Cette commission se réunira en urgence et au plus tôt sous 8 jours, précise la Fédération, qui explique qu'en attendant, "le bureau fédéral conformément aux règlements généraux a décidé d'une suspension provisoire des deux athlètes".

PRIVÉS DE LEURS PRIMES

Les deux Français, Mehdi Baala et Mahiedine Mekhissi seront, par ailleurs, privés de toutes primes financières qu'ils devaient toucher pour leur apparition dans la Principauté, a indiqué samedi le directeur du meeting.

"C'est tout à fait regrettable pour l'image de l'athlétisme. Quand on monte un événement de la sorte, ce n'est pas pour avoir un combat de rue", a estimé Jean-Pierre Schoebel. "Nous avons prévu de prendre des sanctions.
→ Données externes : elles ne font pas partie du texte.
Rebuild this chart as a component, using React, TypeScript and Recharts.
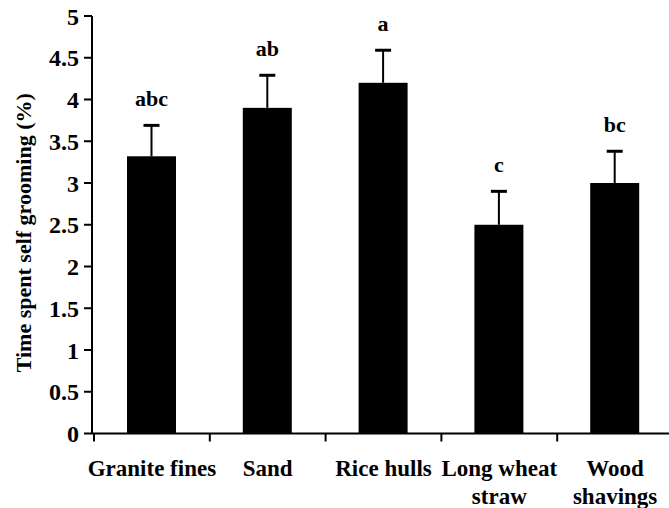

Nous retiendrons leurs primes financières et on verra ce qui en sera fait."

Le patron de la compétition monégasque a reçu des messages d'excuses des deux athlètes samedi matin, ainsi que de leurs manageurs respectifs et cherchait à replacer l'incident dans son contexte : "Je pense qu'un sportif de haut niveau, pour réussir, doit être un combattant. Alors dans une ambiance survoltée, avec l'un qui croit avoir un geste de soutien et l'autre qui prend cela comme une provocation, les gestes ont dépassé leurs intentions."

"ILS DEVRAIENT MONTRER L'EXEMPLE"

"Ce sont deux grands champions qui devraient montrer l'exemple, et leurs comportements n'étaient pas beaux. Ce n'est pas la promotion que je voulais faire de Monaco. J'aurais préféré qu'on garde les images du 1500 m, de la perche, plutôt que d'un combat de rue", a fait valoir Jean-Pierre Schoebel.

Les deux médaillés olympiques de Pékin, qui ne s'apprécient guère, ont été sifflés copieusement vendredi par le public du Stade Louis II, consterné de les voir échanger coups de poings et coups de tête à quelques mètres de la piste. Baala, médaillé de bronze du 1500 m aux Jeux, a pris la 9e place avec un chrono lui permettant de remplir les minima pour les Mondiaux de Daegu (Corée du Sud, 27 août-4 septembre), et Mekhissi-Benabbad, vice-champion olympique du 3000 m steeple, la 11e. Comme seuls les huit premiers touchent des primes de performance, ils ne pouvaient espèrer empocher que des primes d'apparition.